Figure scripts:

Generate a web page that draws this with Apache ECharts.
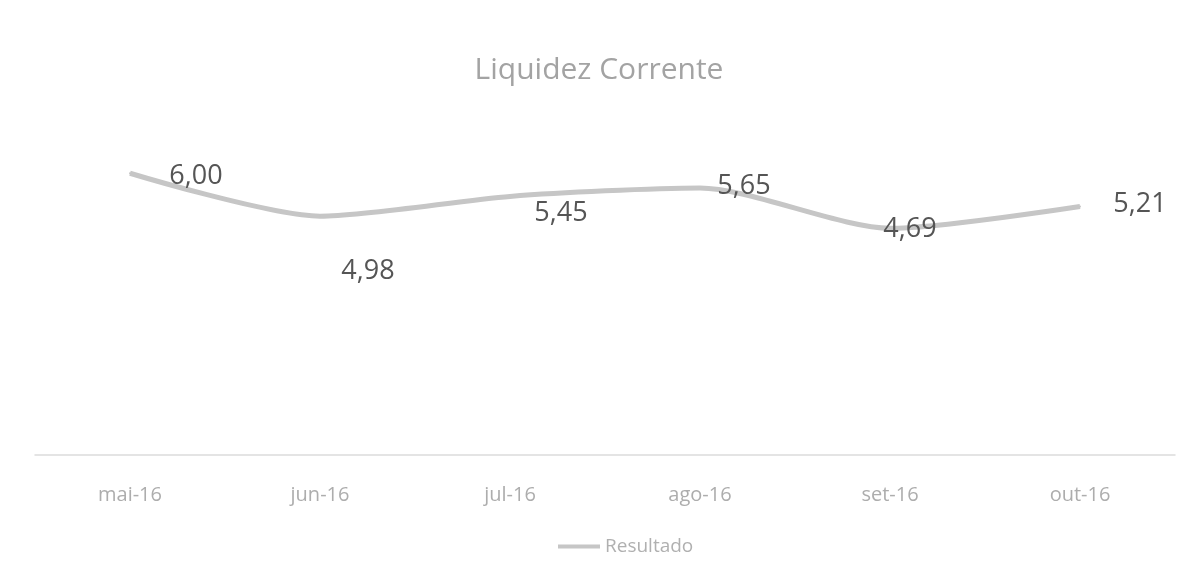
<!DOCTYPE html>
<html>
<head>
<meta charset="utf-8">
<script src="https://cdn.jsdelivr.net/npm/echarts@6/dist/echarts.min.js"></script>
<style>
  html, body { margin: 0; padding: 0; background: #fff; }
  #chart { width: 1198px; height: 584px; }
</style>
</head>
<body>
<div id="chart"></div>
<script>
const categories = ['mai-16', 'jun-16', 'jul-16', 'ago-16', 'set-16', 'out-16']
const resultado = [6.00, 4.98, 5.45, 5.65, 4.69, 5.21]

// label nudges, one per point (data labels sit at varying spots in the original)
const labelOffsets = [[66, 3], [48, 55], [51, 17], [44, -2], [20, 1], [60, -2]]

const chart = echarts.init(document.getElementById('chart'))
const font = '"Open Sans", "Noto Sans", sans-serif'

chart.setOption({
  animation: false,
  backgroundColor: '#ffffff',
  textStyle: { fontFamily: font },
  title: {
    text: 'Liquidez Corrente',
    left: 'center',
    top: 50,
    textStyle: { color: '#a3a3a3', fontSize: 30, fontWeight: 'normal', fontFamily: font }
  },
  legend: {
    left: 553,
    top: 532,
    icon: 'rect',
    itemWidth: 42,
    itemHeight: 4,
    itemGap: 4,
    textStyle: { color: '#b0b0b0', fontSize: 19 },
    data: ['Resultado']
  },
  grid: { left: 35, right: 23, top: 127, bottom: 129 },
  xAxis: {
    type: 'category',
    data: categories,
    boundaryGap: true,
    axisLine: { onZero: false, lineStyle: { color: '#dcdcdc', width: 1.5 } },
    axisTick: { show: false },
    axisLabel: { color: '#adadad', fontSize: 20, margin: 30 }
  },
  yAxis: {
    type: 'value',
    min: -0.7,
    max: 7.1,
    show: false,
    splitLine: { show: false }
  },
  series: [
    {
      name: 'Resultado',
      type: 'line',
      smooth: 0.25,
      showSymbol: true,
      symbol: 'circle',
      symbolSize: 2,
      itemStyle: { color: '#c6c6c6' },
      color: '#b9b9b9',
      lineStyle: { color: '#c6c6c6', width: 5 },
      label: {
        show: true,
        position: 'inside',
        color: '#555555',
        fontSize: 27,
        formatter: (p) => p.value.toFixed(2).replace('.', ',')
      },
      data: resultado.map((v, i) => ({
        value: v,
        label: { show: true, offset: labelOffsets[i] }
      }))
    }
  ]
})
</script>
</body>
</html>
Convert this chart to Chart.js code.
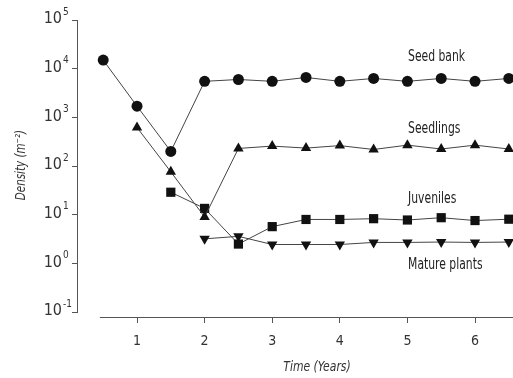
<!DOCTYPE html>
<html>
<head>
<meta charset="utf-8">
<script src="https://cdn.jsdelivr.net/npm/chart.js@4"></script>
<style>
  body { margin: 0; background: #fff; }
</style>
</head>
<body>
<canvas id="density" width="513" height="378"></canvas>
<script>
const FONT = "'DejaVu Sans Condensed', 'Liberation Sans Narrow', sans-serif";

// data
const years = [0.5, 1, 1.5, 2, 2.5, 3, 3.5, 4, 4.5, 5, 5.5, 6, 6.5];
const seedBank = [15000, 1700, 200, 5500, 6000, 5500, 6600, 5500, 6300, 5500, 6300, 5500, 6300];
const seedlings = [null, 620, 76, 9, 230, 257, 234, 263, 219, 269, 224, 269, 224];
const juveniles = [null, null, 29, 13.5, 2.5, 5.7, 8, 8, 8.3, 7.8, 8.7, 7.6, 8.1];
const maturePlants = [null, null, null, 3.2, 3.6, 2.45, 2.45, 2.45, 2.7, 2.7, 2.75, 2.7, 2.75];

const xTicks = [1, 2, 3, 4, 5, 6];
const yTicks = [0.1, 1, 10, 100, 1000, 10000, 100000];
const yExponents = ['-1', '0', '1', '2', '3', '4', '5'];

const seriesNames = ['Seed bank', 'Seedlings', 'Juveniles', 'Mature plants'];
const xTitle = 'Time (Years)';
const yTitle = 'Density (m⁻²)';

function pts(vals) {
  return years.map((x, i) => ({ x: x, y: vals[i] }));
}

function series(label, vals, style, radius, rotation) {
  return {
    label: label,
    data: pts(vals),
    borderColor: '#444',
    borderWidth: 1,
    backgroundColor: '#111',
    pointBackgroundColor: '#111',
    pointBorderColor: '#111',
    pointBorderWidth: 0,
    pointStyle: style,
    pointRadius: radius,
    pointRotation: rotation || 0,
    clip: false,
    tension: 0
  };
}

// narrow text, the figure uses a condensed face
function narrowText(ctx, text, x, y, size, opts) {
  opts = opts || {};
  ctx.save();
  ctx.translate(x, y);
  if (opts.rotate) ctx.rotate(opts.rotate);
  ctx.scale(opts.squeeze || 1, 1);
  ctx.font = (opts.italic ? 'italic ' : '') + size + 'px ' + FONT;
  ctx.textAlign = opts.align || 'left';
  ctx.textBaseline = 'middle';
  ctx.fillText(text, 0, 0);
  ctx.restore();
}

// axis lines drawn separately (y axis is offset from x axis in the figure)
const axisLines = {
  id: 'axisLines',
  beforeDatasetsDraw(chart) {
    const { ctx, chartArea, scales } = chart;
    ctx.save();
    ctx.strokeStyle = '#555';
    ctx.lineWidth = 1;
    ctx.beginPath();
    const x0 = Math.round(chartArea.left) - 0.5;
    ctx.moveTo(x0, scales.y.getPixelForValue(yTicks[yTicks.length - 1]));
    ctx.lineTo(x0, scales.y.getPixelForValue(yTicks[0]));
    const y0 = Math.round(chartArea.bottom) + 0.5;
    ctx.moveTo(scales.x.getPixelForValue(0.45), y0);
    ctx.lineTo(chartArea.right, y0);
    ctx.stroke();
    ctx.restore();
  },
  afterDraw(chart) {
    const { ctx, scales } = chart;
    ctx.save();
    ctx.fillStyle = '#333';
    // power-of-ten tick labels with raised exponents
    yTicks.forEach((v, i) => {
      const py = scales.y.getPixelForValue(v);
      narrowText(ctx, '10', 62, py - 1, 16, { align: 'right' });
      narrowText(ctx, yExponents[i], 63, py - 8, 10);
    });
    // axis titles
    narrowText(ctx, xTitle, 317, 367, 14, { italic: true, align: 'center', squeeze: 0.86 });
    narrowText(ctx, yTitle, 21, 165, 14, { italic: true, align: 'center', squeeze: 0.82, rotate: -Math.PI / 2 });
    ctx.restore();
  }
};

// series names next to the curves
const curveLabels = {
  id: 'curveLabels',
  afterDatasetsDraw(chart, args, opts) {
    const { ctx, scales } = chart;
    ctx.save();
    ctx.fillStyle = '#222';
    seriesNames.forEach((name, i) => {
      narrowText(ctx, name, scales.x.getPixelForValue(opts.x), scales.y.getPixelForValue(opts.y[i]), 16, { squeeze: 0.75 });
    });
    ctx.restore();
  }
};

new Chart(document.getElementById('density'), {
  type: 'line',
  data: {
    datasets: [
      series(seriesNames[0], seedBank, 'circle', 5.5),
      series(seriesNames[1], seedlings, 'triangle', 6),
      series(seriesNames[2], juveniles, 'rect', 6.5),
      series(seriesNames[3], maturePlants, 'triangle', 6, 180)
    ]
  },
  options: {
    responsive: false,
    animation: false,
    layout: { autoPadding: false, padding: { top: 20, right: 0, bottom: 0, left: 0 } },
    plugins: {
      legend: { display: false },
      tooltip: { enabled: false },
      curveLabels: { x: 5.01, y: [17600, 568, 21.3, 0.95] }
    },
    scales: {
      x: {
        type: 'linear',
        min: 0.127,
        max: 6.562,
        afterBuildTicks: (s) => { s.ticks = xTicks.map(v => ({ value: v })); },
        afterFit: (s) => { s.height = 61; s.paddingLeft = 0; s.paddingRight = 0; },
        border: { display: false },
        grid: { drawOnChartArea: false, drawTicks: true, tickLength: 6, color: '#555' },
        ticks: { color: '#333', padding: 10, font: { family: FONT, size: 14 } }
      },
      y: {
        type: 'logarithmic',
        min: 0.0794,
        max: 100000,
        afterBuildTicks: (s) => { s.ticks = yTicks.map(v => ({ value: v })); },
        afterFit: (s) => { s.width = 78; s.paddingTop = 0; s.paddingBottom = 0; },
        border: { display: false },
        grid: { drawOnChartArea: false, drawTicks: true, tickLength: 6, color: '#555' },
        ticks: { display: false }
      }
    }
  },
  plugins: [axisLines, curveLabels]
});
</script>
</body>
</html>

--- WRITTEN REQUEST ---
Above are some records; extract exactly the lines from the one containing "Convert this chart to Chart.js code." through the one containing "Sans Condensed', 'Liberation" and drop the pictures.

--- SOLUTION FOR THIS TASK ---
Convert this chart to Chart.js code.
<!DOCTYPE html>
<html>
<head>
<meta charset="utf-8">
<script src="https://cdn.jsdelivr.net/npm/chart.js@4"></script>
<style>
  body { margin: 0; background: #fff; }
</style>
</head>
<body>
<canvas id="density" width="513" height="378"></canvas>
<script>
const FONT = "'DejaVu Sans Condensed', 'Liberation Sans Narrow', sans-serif";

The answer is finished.